Doctor Who: The Beast Below ★★
It has a star whale, spooky Smilers and Sophie Okonedo, but is this one a stinker?
Story 204
Series 5 – Episode 2
“I’m the bloody Queen, mate!” Liz Ten
Storyline
For Amy’s first trip in the Tardis the Doctor takes her out into space in the far future. The people of Britain are crossing the universe aboard the Starship UK in search of a new home. The queen, Liz Ten, is nominally in charge, but alarming mechanical figures known as Smilers are menacing the population, especially the children. The Doctor discovers the whole ship is being conveyed by a Star Whale. It began the task in a desire to save the children but is now being tortured by malign monk-like cyborgs known as Winders.
First UK transmission
Saturday 10 April 2010
Production
August to November 2009. At the Bunker, Joint Resilience Unit, Swansea; Neath Abbey; Johnsey Estates, Pontypool; The Orangery, Margam Country Park, Port Talbot; Upper Boat Studios, Pontypridd; ITV Studios, Cardiff.
Cast
The Doctor – Matt Smith
Amy Pond – Karen Gillan
Liz Ten – Sophie Okonedo
Hawthorne – Terrence Hardiman
Mandy Tanner – Hannah Sharp
Timmy Winters – Alfie Field
Morgan – Christopher Good
Peter – David Ajala
Poem girl – Catrin Richards
Winder – Jonathan Battersby
Voice of the Smilers/Winder – Chris Porter
Winston Churchill – Ian McNeice
Crew
Writer – Steven Moffat
Director – Andrew Gunn
Producer – Peter Bennett
Music – Murray Gold
Production designer – Edward Thompson
Executive producers – Steven Moffat, Piers Wenger, Beth Willis
RT review by Patrick Mulkern
Ha ha! A starwhale. Anyone see that coming? As many fans know, a similar idea was knocking around Doctor Who since the early 1980s, when The Song of the Space Whale was commissioned but never filmed. Everyone loves a whale. And so cute in this episode – the little we see – and lilac.
On first viewing, as The Beast Below unfolded, I sensed I was either going to love it or loathe it… A bold surreal concept reminiscent of Douglas Adams, whose work I admire without always liking; and a skewed future society recalling Russell T Davies’s stabs at dystopia (The Long Game, Gridlock), as well as Paradise Towers – a seventh Doctor serial I cannot abide.
Well, on balance, The Beast Below, neither moves me to wave a Save the Starwhale banner nor reach for the nearest harpoon. I feel more like I’m standing on a headland catching glimpses of a distant but beautiful leviathan.

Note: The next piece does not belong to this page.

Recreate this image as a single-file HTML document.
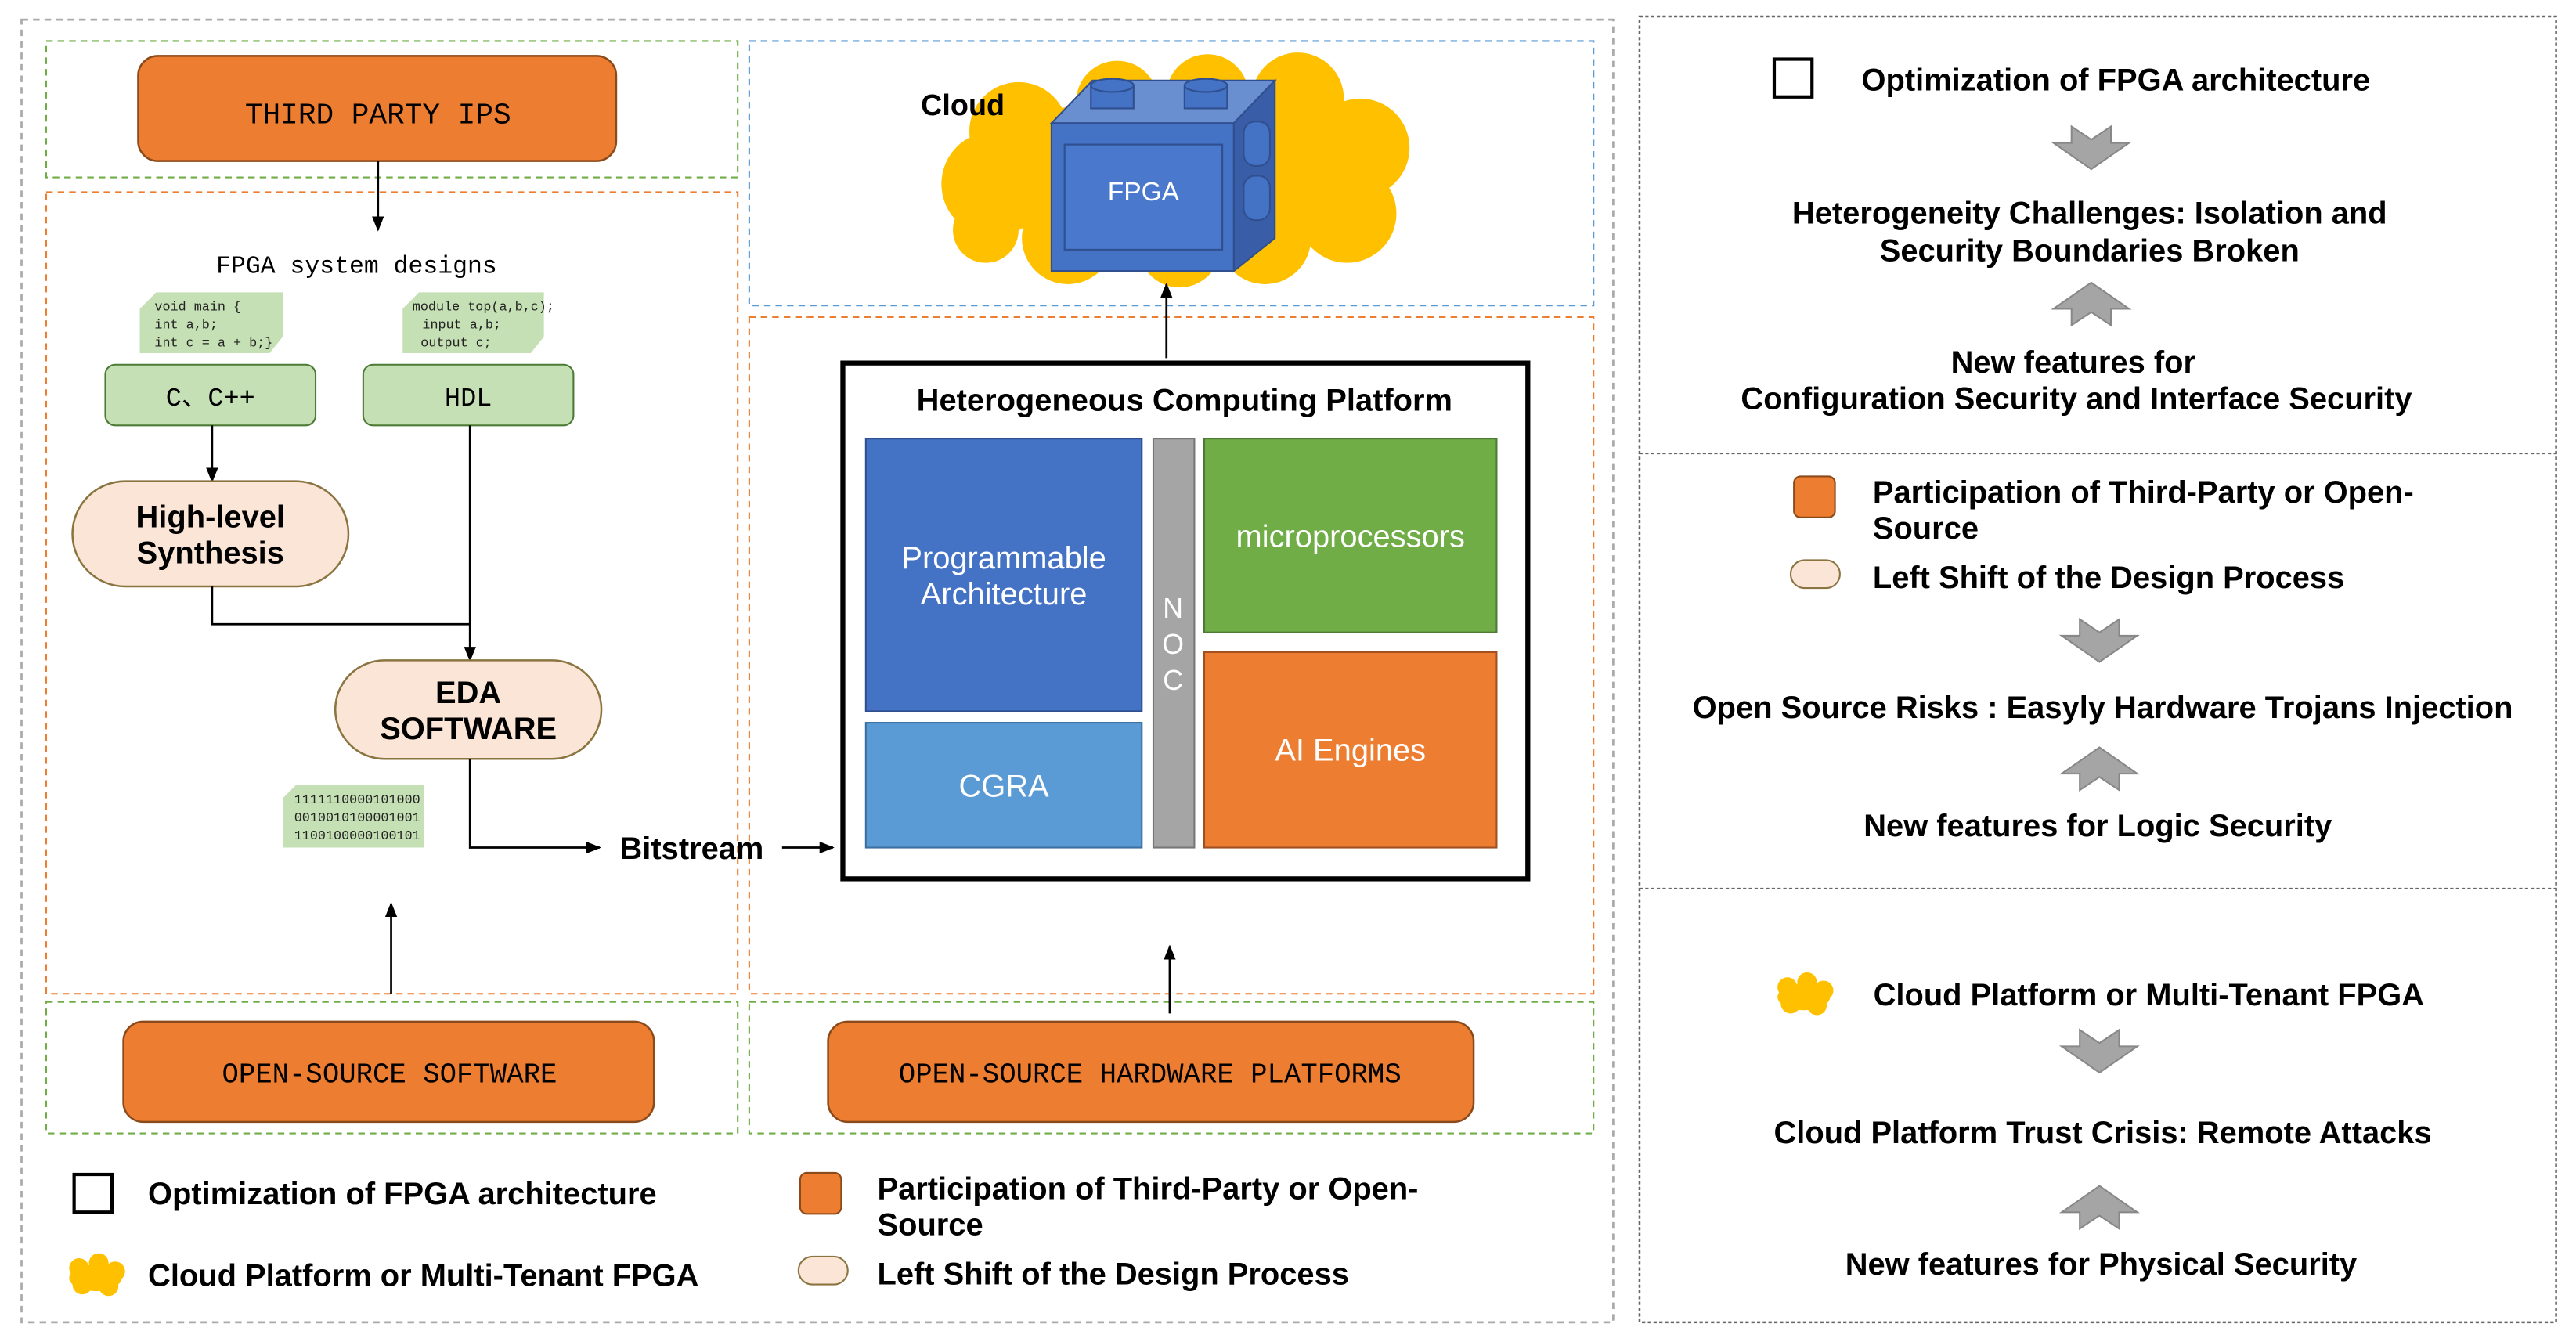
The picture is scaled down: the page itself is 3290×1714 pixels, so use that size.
<!DOCTYPE html>
<html><head><meta charset="utf-8"><style>html,body{margin:0;padding:0;background:#fff}svg{display:block}</style></head>
<body>
<svg xmlns="http://www.w3.org/2000/svg" width="3290" height="1714" viewBox="0 0 1568 817">
<defs>
<marker id="ah" viewBox="0 0 10 10" refX="9" refY="5" markerWidth="7" markerHeight="7" orient="auto"><path d="M0,1 L10,5 L0,9 z" fill="#000"/></marker>
</defs>
<rect width="1568" height="817" fill="#fff"/>
<g font-family="Liberation Sans, sans-serif">
<!-- outer left gray -->
<rect x="13" y="12" width="969" height="793" fill="none" stroke="#aaa" stroke-width="1.3" stroke-dasharray="4,3"/>
<!-- section boxes -->
<rect x="28" y="25" width="421" height="83" fill="none" stroke="#70AD47" stroke-dasharray="4,3"/>
<rect x="28" y="117" width="421" height="488" fill="none" stroke="#ED7D31" stroke-dasharray="4,3"/>
<rect x="28" y="610" width="421" height="80" fill="none" stroke="#70AD47" stroke-dasharray="4,3"/>
<rect x="456" y="25" width="514" height="161" fill="none" stroke="#5B9BD5" stroke-dasharray="4,3"/>
<rect x="456" y="193" width="514" height="412" fill="none" stroke="#ED7D31" stroke-dasharray="4,3"/>
<rect x="456" y="610" width="514" height="80" fill="none" stroke="#70AD47" stroke-dasharray="4,3"/>

<!-- third party -->
<rect x="84" y="34" width="291" height="64" rx="12" fill="#ED7D31" stroke="#8a4a1a" stroke-width="1.2"/>
<text x="230" y="75" font-family="Liberation Mono, monospace" font-size="18" text-anchor="middle">THIRD PARTY IPS</text>
<line x1="230" y1="98" x2="230" y2="140" stroke="#000" stroke-width="1.3" marker-end="url(#ah)"/>
<text x="217" y="166" font-family="Liberation Mono, monospace" font-size="15" text-anchor="middle">FPGA system designs</text>
<!-- code notes -->
<polygon points="95,178 172,178 172,205 164,215 85,215 85,188" fill="#C5E0B4"/>
<text font-family="Liberation Mono, monospace" font-size="8" fill="#222"><tspan x="94" y="189">void main {</tspan><tspan x="94" y="200">int a,b;</tspan><tspan x="94" y="211">int c = a + b;}</tspan></text>
<polygon points="255,178 331,178 331,205 323,215 245,215 245,188" fill="#C5E0B4"/>
<text font-family="Liberation Mono, monospace" font-size="8" fill="#222"><tspan x="251" y="189">module top(a,b,c);</tspan><tspan x="257" y="200">input a,b;</tspan><tspan x="256" y="211">output c;</tspan></text>
<rect x="64" y="222" width="128" height="37" rx="6" fill="#C5E0B4" stroke="#4d7a35"/>
<text x="128" y="247" font-family="Liberation Mono, monospace" font-size="16" text-anchor="middle">C、C++</text>
<rect x="221" y="222" width="128" height="37" rx="6" fill="#C5E0B4" stroke="#4d7a35"/>
<text x="285" y="247" font-family="Liberation Mono, monospace" font-size="16" text-anchor="middle">HDL</text>
<line x1="129" y1="259" x2="129" y2="293" stroke="#000" stroke-width="1.3" marker-end="url(#ah)"/>
<rect x="44" y="293" width="168" height="64" rx="32" fill="#FBE5D6" stroke="#8a7440" stroke-width="1.2"/>
<text x="128" y="321" font-size="19" font-weight="bold" text-anchor="middle">High-level</text>
<text x="128" y="343" font-size="19" font-weight="bold" text-anchor="middle">Synthesis</text>
<polyline points="129,357 129,380 286,380" fill="none" stroke="#000" stroke-width="1.3"/>
<line x1="286" y1="259" x2="286" y2="402" stroke="#000" stroke-width="1.3" marker-end="url(#ah)"/>
<rect x="204" y="402" width="162" height="60" rx="30" fill="#FBE5D6" stroke="#8a7440" stroke-width="1.2"/>
<text x="285" y="428" font-size="19" font-weight="bold" text-anchor="middle">EDA</text>
<text x="285" y="450" font-size="19" font-weight="bold" text-anchor="middle">SOFTWARE</text>
<polygon points="180,478 258,478 258,516 172,516 172,486" fill="#C5E0B4"/>
<text font-family="Liberation Mono, monospace" font-size="8" fill="#222"><tspan x="179" y="489">1111110000101000</tspan><tspan x="179" y="500">0010010100001001</tspan><tspan x="179" y="511">1100100000100101</tspan></text>
<polyline points="286,462 286,516 365,516" fill="none" stroke="#000" stroke-width="1.3" marker-end="url(#ah)"/>
<text x="421" y="523" font-size="19" font-weight="bold" text-anchor="middle">Bitstream</text>
<line x1="476" y1="516" x2="507" y2="516" stroke="#000" stroke-width="1.3" marker-end="url(#ah)"/>
<line x1="238" y1="605" x2="238" y2="550" stroke="#000" stroke-width="1.3" marker-end="url(#ah)"/>
<rect x="75" y="622" width="323" height="61" rx="12" fill="#ED7D31" stroke="#8a4a1a" stroke-width="1.2"/>
<text x="237" y="659" font-family="Liberation Mono, monospace" font-size="17" text-anchor="middle">OPEN-SOURCE SOFTWARE</text>

<!-- cloud -->
<g fill="#FFC000">
<ellipse cx="712" cy="105" rx="135" ry="45"/>
<circle cx="605" cy="112" r="32"/><circle cx="620" cy="80" r="30"/><circle cx="680" cy="62" r="25"/>
<circle cx="735" cy="58" r="25"/><circle cx="790" cy="60" r="28"/><circle cx="828" cy="90" r="30"/>
<circle cx="820" cy="130" r="30"/><circle cx="770" cy="145" r="28"/><circle cx="718" cy="150" r="25"/>
<circle cx="650" cy="145" r="28"/><circle cx="600" cy="140" r="20"/>
</g>
<text x="586" y="70" font-size="18" font-weight="bold" text-anchor="middle">Cloud</text>
<!-- cube -->
<polygon points="640,75 665,49 776,49 751,75" fill="#6A8FD0" stroke="#2F4F8F"/>
<polygon points="751,75 776,49 776,145 751,165" fill="#3A5DA8" stroke="#2F4F8F"/>
<rect x="640" y="75" width="111" height="90" fill="#4472C4" stroke="#2F4F8F"/>
<rect x="648" y="88" width="96" height="64" fill="#4A78CC" stroke="#2F4F8F"/>
<text x="696" y="122" font-size="16" fill="#fff" text-anchor="middle">FPGA</text>
<rect x="664" y="52" width="26" height="14" fill="#4472C4" stroke="#2F4F8F"/><ellipse cx="677" cy="52" rx="13" ry="4" fill="#4472C4" stroke="#2F4F8F"/>
<rect x="721" y="52" width="26" height="14" fill="#4472C4" stroke="#2F4F8F"/><ellipse cx="734" cy="52" rx="13" ry="4" fill="#4472C4" stroke="#2F4F8F"/>
<rect x="757" y="74" width="16" height="27" rx="7" fill="#4472C4" stroke="#2F4F8F"/>
<rect x="757" y="107" width="16" height="27" rx="7" fill="#4472C4" stroke="#2F4F8F"/>
<line x1="710" y1="218" x2="710" y2="173" stroke="#000" stroke-width="1.3" marker-end="url(#ah)"/>

<!-- HCP -->
<rect x="513" y="221" width="417" height="314" fill="#fff" stroke="#000" stroke-width="3"/>
<text x="721" y="250" font-size="19" font-weight="bold" text-anchor="middle">Heterogeneous Computing Platform</text>
<rect x="527" y="267" width="168" height="166" fill="#4472C4" stroke="#2F4F8F"/>
<text x="611" y="346" font-size="19" fill="#fff" text-anchor="middle">Programmable</text>
<text x="611" y="368" font-size="19" fill="#fff" text-anchor="middle">Architecture</text>
<rect x="527" y="440" width="168" height="76" fill="#5B9BD5" stroke="#3a6fa0"/>
<text x="611" y="485" font-size="19" fill="#fff" text-anchor="middle">CGRA</text>
<rect x="702" y="267" width="25" height="249" fill="#A5A5A5" stroke="#777"/>
<text font-size="17" fill="#fff" text-anchor="middle"><tspan x="714" y="376">N</tspan><tspan x="714" y="398">O</tspan><tspan x="714" y="420">C</tspan></text>
<rect x="733" y="267" width="178" height="118" fill="#70AD47" stroke="#4d7a35"/>
<text x="822" y="333" font-size="19" fill="#fff" text-anchor="middle">microprocessors</text>
<rect x="733" y="397" width="178" height="119" fill="#ED7D31" stroke="#a05020"/>
<text x="822" y="463" font-size="19" fill="#fff" text-anchor="middle">AI Engines</text>
<line x1="712" y1="617" x2="712" y2="576" stroke="#000" stroke-width="1.3" marker-end="url(#ah)"/>
<rect x="504" y="622" width="393" height="61" rx="12" fill="#ED7D31" stroke="#8a4a1a" stroke-width="1.2"/>
<text x="700" y="659" font-family="Liberation Mono, monospace" font-size="17" text-anchor="middle">OPEN-SOURCE HARDWARE PLATFORMS</text>

<!-- bottom legend -->
<rect x="45" y="715" width="23" height="23" fill="none" stroke="#000" stroke-width="2"/>
<text x="90" y="733" font-size="19" font-weight="bold">Optimization of FPGA architecture</text>
<g fill="#FFC000"><ellipse cx="58" cy="778" rx="16" ry="8"/><circle cx="48" cy="772" r="6"/><circle cx="60" cy="769" r="6"/><circle cx="70" cy="774" r="6"/><circle cx="50" cy="782" r="6"/><circle cx="66" cy="783" r="6"/></g>
<text x="90" y="783" font-size="19" font-weight="bold">Cloud Platform or Multi-Tenant FPGA</text>
<rect x="487" y="714" width="25" height="25" rx="4" fill="#ED7D31" stroke="#8a4a1a"/>
<text x="534" y="730" font-size="19" font-weight="bold">Participation of Third-Party or Open-</text>
<text x="534" y="752" font-size="19" font-weight="bold">Source</text>
<rect x="486" y="765" width="30" height="17" rx="8.5" fill="#FBE5D6" stroke="#8a7440"/>
<text x="534" y="782" font-size="19" font-weight="bold">Left Shift of the Design Process</text>

<!-- right panel -->
<rect x="998" y="10" width="558" height="795" fill="none" stroke="#666" stroke-width="1.2" stroke-dasharray="2,1.5"/>
<line x1="998" y1="276" x2="1556" y2="276" stroke="#666" stroke-dasharray="2,1.5"/>
<line x1="998" y1="541" x2="1556" y2="541" stroke="#666" stroke-dasharray="2,1.5"/>
<g font-size="19" font-weight="bold" text-anchor="middle">
<rect x="1080" y="36" width="23" height="23" fill="none" stroke="#000" stroke-width="2"/>
<text x="1288" y="55" text-anchor="middle">Optimization of FPGA architecture</text>
<text x="1272" y="136">Heterogeneity Challenges:   Isolation and</text>
<text x="1272" y="159">Security Boundaries Broken</text>
<text x="1262" y="227">New features for</text>
<text x="1264" y="249">Configuration Security and Interface Security</text>
<rect x="1092" y="290" width="25" height="25" rx="4" fill="#ED7D31" stroke="#8a4a1a"/>
<text x="1140" y="306" text-anchor="start">Participation of Third-Party or Open-</text>
<text x="1140" y="328" text-anchor="start">Source</text>
<rect x="1090" y="341" width="30" height="17" rx="8.5" fill="#FBE5D6" stroke="#8a7440"/>
<text x="1140" y="358" text-anchor="start">Left Shift of the Design Process</text>
<text x="1280" y="437">Open Source Risks :   Easyly Hardware Trojans Injection</text>
<text x="1277" y="509">New features for Logic Security</text>
<g fill="#FFC000"><ellipse cx="1098" cy="607" rx="16" ry="8"/><circle cx="1088" cy="601" r="6"/><circle cx="1100" cy="598" r="6"/><circle cx="1110" cy="603" r="6"/><circle cx="1090" cy="611" r="6"/><circle cx="1106" cy="612" r="6"/></g>
<text x="1308" y="612">Cloud Platform or Multi-Tenant FPGA</text>
<text x="1280" y="696">Cloud Platform Trust Crisis:   Remote Attacks</text>
<text x="1279" y="776">New features for Physical Security</text>
</g>
<g fill="#A5A5A5" stroke="#888">
<polygon points="1261,77 1273,85 1285,77 1285,87 1296,87 1273,103 1250,87 1261,87"/>
<polygon points="1261,198 1273,190 1285,198 1285,188 1296,188 1273,172 1250,188 1261,188"/>
<polygon points="1266,377 1278,385 1290,377 1290,387 1301,387 1278,403 1255,387 1266,387"/>
<polygon points="1266,481 1278,473 1290,481 1290,471 1301,471 1278,455 1255,471 1266,471"/>
<polygon points="1266,627 1278,635 1290,627 1290,637 1301,637 1278,653 1255,637 1266,637"/>
<polygon points="1266,748 1278,740 1290,748 1290,738 1301,738 1278,722 1255,738 1266,738"/>
</g>
</g>
</svg>
</body></html>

To be fair, it’s intriguing to see Steven Moffat trying out unfamiliar styles. At this early stage we were used to his darker, more adult-pleasing stories, The Empty Child (2005) and Blink (2007), but he insists that Who is fairy-tale territory and appears to be pitching these first two episodes at a younger crowd.
Feeling out of the loop, on the night of transmission I canvassed the opinion of my niece and nephew Kaia and Finn. One thumb up and another thumb down, but there was a cushion on standby for the Smilers. How spooky are they!
Moffat is masterful at exploiting simple things that unsettle children. In previous scripts, he’s scored with gas masks, clockwork toys, statues, shadows…and here it’s a take on those heads with disconcerting rictus you find in booths at funfairs.
Unruly children will surely have sat up straight at the opening scene as punishment is meted out to an underachieving pupil. Very black. I can also imagine browbeaten teachers across the land taking quiet satisfaction there. And I love the image of Starship UK with its tower-block counties, contentiously “bolted together” with Northern Ireland, if not Scotland, who have gone it alone. (“Good for them,” says Amy. “Nothing changes.”)
Matt Smith and Karen Gillan continue to impress. He’s a sexy bundle of energy and eccentricity while she has a presence that can transcend even a sick-covered nightie. Moffat likened the pair (on Doctor Who Confidential) to Peter Pan and Wendy – an impression reinforced when the Doctor grasps Amy’s ankle so she can float about in a starlit sky. Magical.
The last word for Sophie Okonedo. Oscar-nominated for Hotel Rwanda and heartbreaking as Nancy in Oliver Twist, it’s refreshing to see her having fun for a change, gun-toting and dashing about in ringlets and crimson cape. Liz Ten’s mockney may not entirely work, but with “I’m the bloody Queen, mate!” she gets a mildly rude word under the radar.
This is a fairy tale with a subversive streak.